「命に別状はない」という言い方が気になる

昨日、「血染めの石」という話を書いたので、ちょっと血染めつながりの話を書く。

このごろ、電車の中で急に刃物で刺されたり、等、何の落ち度もないのに突然の事件に巻き込まれてしまう気の毒な人々の話が多い。私だって電車に乗るから、他人事ではない話だ。

 

そういうケースだけに限らないが、報道で、被害者らが、

「病院に運ばれましたが、命に別状はない、ということです」

と伝えられることが多い。これを聞くと、なんとなく「軽傷で済んだ」というイメージを抱いてしまうのは、私だけだろうか。

臓器に達するほどの重症を負わされても、出血が少なめで、手術が成功したら、「命に別状はない」とされてしまう。

意識不明だとさすがに「重体」と報道されるが、生きているにしても、回復まで手術や長期の入院を要する、とか、後遺症が残る、とか、ついには指を数本失う、とかだったなら、「命に別状はない」どころじゃない、と思うんだが。
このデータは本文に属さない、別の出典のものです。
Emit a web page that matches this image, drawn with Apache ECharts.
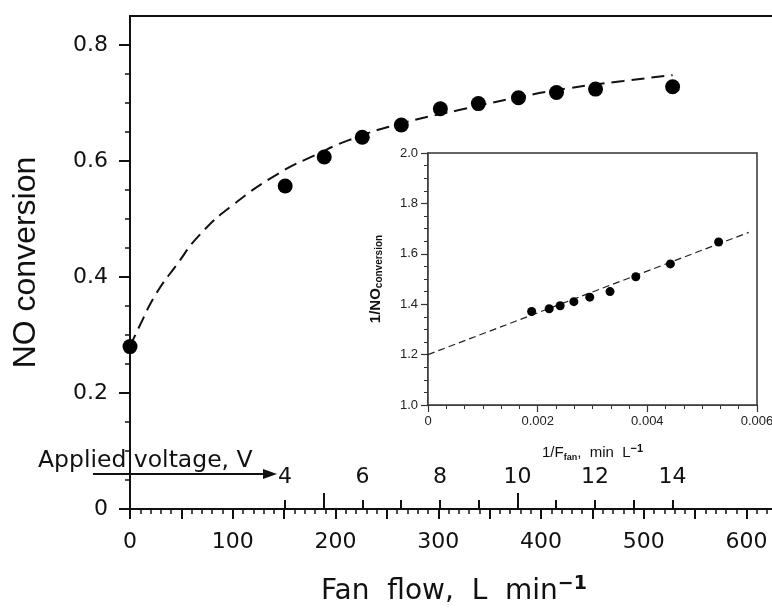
<!DOCTYPE html>
<html>
<head>
<meta charset="utf-8">
<script src="https://cdn.jsdelivr.net/npm/echarts@6/dist/echarts.min.js"></script>
<style>html,body{margin:0;padding:0;background:#fff}#c{width:772px;height:611px}</style>
</head>
<body>
<div id="c"></div>
<script>
// ---- main plot data (NO conversion vs fan flow) ----
const flowData = [0, 151, 189, 226, 264, 302, 339, 378, 415, 453, 528];
const conversion = [0.280, 0.557, 0.607, 0.641, 0.662, 0.690, 0.699, 0.709, 0.718, 0.724, 0.728];
// dashed fitted curve
const fitFlow = [0, 10, 25, 45, 68, 100, 145, 180, 213, 260, 318, 370, 425, 480, 528];
const fitConv = [0.28, 0.318, 0.37, 0.42, 0.473, 0.524, 0.579, 0.61, 0.636, 0.663, 0.687, 0.707, 0.725, 0.738, 0.748];

// ---- inset data (1/NO conversion vs 1/F fan) ----
const invFlow = [0.00189, 0.00221, 0.00241, 0.00266, 0.00295, 0.00332, 0.00379, 0.00442, 0.00530];
const invConv = [1.371, 1.382, 1.394, 1.410, 1.428, 1.450, 1.509, 1.560, 1.647];
const invFitX = [0, 0.00585];
const invFitY = [1.2, 1.685];

// ---- tick labels ----
const xLabels = [0, 100, 200, 300, 400, 500, 600];
const yMajor = [0, 0.2, 0.4, 0.6, 0.8];
const yMinor = [0.05, 0.1, 0.15, 0.25, 0.3, 0.35, 0.45, 0.5, 0.55, 0.65, 0.7, 0.75];
const voltLabels = [4, 6, 8, 10, 12, 14];
const voltTicks = [4, 6, 7, 8, 9, 11, 12, 13, 14];
const voltLongTicks = [5, 10];
const flowPerVolt = 37.7;   // fan flow (L/min) per applied volt
const flowMax = 650;

const chart = echarts.init(document.getElementById('c'));
const F = 'DejaVu Sans';
const pair = (a, b) => a.map((v, i) => [v, b[i]]);

chart.setOption({
  animation: false,
  backgroundColor: '#fff',
  grid: [
    {left: 130, width: 668, top: 16, height: 493, outerBoundsMode: 'none', containLabel: false,
      show: true, borderColor: '#111', borderWidth: 2, backgroundColor: 'transparent'},
    {left: 428, width: 329, top: 153, height: 252, outerBoundsMode: 'none', containLabel: false,
      show: true, borderColor: '#333', borderWidth: 1.5, backgroundColor: '#fff', z: 5}
  ],
  xAxis: [
    {
      gridIndex: 0, type: 'value', position: 'bottom', min: 0, max: flowMax, interval: 50,
      axisLine: {lineStyle: {color: '#111', width: 2}},
      axisTick: {length: 10, lineStyle: {color: '#111', width: 2}},
      minorTick: {show: true, splitNumber: 5, length: 5, lineStyle: {color: '#111', width: 1.5}},
      splitLine: {show: false},
      axisLabel: {customValues: xLabels, margin: 22, fontFamily: F, fontSize: 22, color: '#111'},
      name: 'Fan  flow,  L  min{sup|−1}', nameLocation: 'middle', nameGap: 66,
      nameTextStyle: {fontFamily: F, fontSize: 28, color: '#111', padding: [0, 20, 0, 0],
        rich: {sup: {fontFamily: F, fontSize: 19, fontWeight: 'bold', color: '#111', verticalAlign: 'top', padding: [0, 0, 14, 0]}}}
    },
    {
      gridIndex: 0, type: 'value', position: 'bottom', min: 0, max: flowMax / flowPerVolt,
      axisLine: {show: false}, splitLine: {show: false},
      axisTick: {inside: true, length: 9, customValues: voltTicks, lineStyle: {color: '#111', width: 2}},
      axisLabel: {inside: true, margin: 21, customValues: voltLabels, fontFamily: F, fontSize: 22, color: '#111'}
    },
    {
      gridIndex: 0, type: 'value', position: 'bottom', min: 0, max: flowMax / flowPerVolt,
      axisLine: {show: false}, splitLine: {show: false},
      axisTick: {inside: true, length: 16, customValues: voltLongTicks, lineStyle: {color: '#111', width: 2}},
      axisLabel: {show: false}
    },
    {
      gridIndex: 1, type: 'value', position: 'bottom', min: 0, max: 0.006, interval: 0.002,
      axisLine: {lineStyle: {color: '#333', width: 1.5}},
      axisTick: {length: 7, lineStyle: {color: '#333', width: 1.2}},
      minorTick: {show: true, splitNumber: 6, length: 4, lineStyle: {color: '#333', width: 1}},
      splitLine: {show: false},
      axisLabel: {margin: 10, fontFamily: 'Liberation Sans', fontSize: 13, color: '#222',
        formatter: v => v === 0 ? '0' : v.toFixed(3)},
      name: '1/F{sub|fan}{a|,  min  L}{sup|−1}', nameLocation: 'middle', nameGap: 38,
      nameTextStyle: {fontFamily: 'Liberation Sans', fontSize: 15, color: '#111',
        rich: {
          a: {fontFamily: 'Liberation Sans', fontSize: 15, color: '#111'},
          sub: {fontFamily: 'Liberation Sans', fontSize: 9, fontWeight: 'bold', color: '#111', verticalAlign: 'bottom', padding: [6, 0, 0, 0]},
          sup: {fontFamily: 'Liberation Sans', fontSize: 11, fontWeight: 'bold', color: '#111', verticalAlign: 'top', padding: [0, 0, 8, 0]}
        }}
    }
  ],
  yAxis: [
    {
      gridIndex: 0, type: 'value', position: 'left', min: 0, max: 0.85,
      axisLine: {lineStyle: {color: '#111', width: 2}},
      axisTick: {length: 5, customValues: yMinor, lineStyle: {color: '#111', width: 1.5}},
      splitLine: {show: false},
      axisLabel: {customValues: yMajor, margin: 22, fontFamily: F, fontSize: 22, color: '#111',
        formatter: v => v === 0 ? '0' : v.toFixed(1)},
      name: 'NO conversion', nameLocation: 'middle', nameGap: 88, nameRotate: 90,
      nameTextStyle: {fontFamily: 'Liberation Sans', fontSize: 32, color: '#111'}
    },
    {
      gridIndex: 0, type: 'value', position: 'left', min: 0, max: 0.85,
      axisLine: {show: false}, splitLine: {show: false},
      axisTick: {length: 11, customValues: yMajor, lineStyle: {color: '#111', width: 2}},
      axisLabel: {show: false}
    },
    {
      gridIndex: 1, type: 'value', position: 'left', min: 1.0, max: 2.0, interval: 0.2,
      axisLine: {lineStyle: {color: '#333', width: 1.5}},
      axisTick: {length: 7, lineStyle: {color: '#333', width: 1.2}},
      minorTick: {show: true, splitNumber: 4, length: 4, lineStyle: {color: '#333', width: 1}},
      splitLine: {show: false},
      axisLabel: {margin: 10, fontFamily: 'Liberation Sans', fontSize: 13, color: '#222',
        formatter: v => v.toFixed(1)},
      name: '1/NO{sub|conversion}', nameLocation: 'middle', nameGap: 44, nameRotate: 90,
      nameTextStyle: {fontFamily: 'Liberation Sans', fontSize: 15, fontWeight: 'bold', color: '#111',
        rich: {sub: {fontFamily: 'Liberation Sans', fontSize: 10, fontWeight: 'bold', color: '#111', verticalAlign: 'bottom', padding: [6, 0, 0, 0]}}}
    }
  ],
  series: [
    {
      type: 'line', xAxisIndex: 0, yAxisIndex: 0, data: pair(fitFlow, fitConv),
      smooth: 0.5, showSymbol: false, symbol: 'none',
      lineStyle: {color: '#111', width: 2, type: [13, 7]}, z: 2
    },
    {
      type: 'scatter', xAxisIndex: 0, yAxisIndex: 0, data: pair(flowData, conversion),
      symbol: 'circle', symbolSize: 15, itemStyle: {color: '#000', opacity: 1}, z: 3
    },
    {
      type: 'line', xAxisIndex: 3, yAxisIndex: 2, data: pair(invFitX, invFitY),
      showSymbol: false, symbol: 'none', lineStyle: {color: '#222', width: 1.2, type: [7, 4]}, z: 6
    },
    {
      type: 'scatter', xAxisIndex: 3, yAxisIndex: 2, data: pair(invFlow, invConv),
      symbol: 'circle', symbolSize: 9, itemStyle: {color: '#000', opacity: 1}, z: 7
    }
  ],
  graphic: [
    {type: 'text', left: 38, top: 449, z: 20,
      style: {text: 'Applied voltage, V', fontFamily: F, fontSize: 23.5, fill: '#111'}},
    {type: 'line', z: 20, shape: {x1: 93, y1: 474, x2: 266, y2: 474}, style: {stroke: '#111', lineWidth: 2}},
    {type: 'polygon', z: 20, shape: {points: [[263, 469], [277, 474], [263, 479]]}, style: {fill: '#111'}}
  ]
});
</script>
</body>
</html>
「意識不明」と「中程度の負傷」の中間レベルって、適切な言い方はないだろうか?

 

ネット辞書で「別状」を引くと、

普通と変わった状態、異状

とある。おいおい、生きているにしても、普通とは大いに変わっている!!

 

「生命は存続できるレベルとのことです」

「生存は可能という度合いです」

「今後の生存に影響は少ない模様です」

 

う~~ん、うまく言えないなあ。

それに、日本語は「言い終わりの語句」で結論というか印象が変わる言葉なので、上記を言ったあと、

「が、重傷です」

と、最後にちゃんと「重傷だ」ということを加えてもらえないかな。でないと、犯人の狂気は大した程度でもないような印象も与えてしまいそうに思える。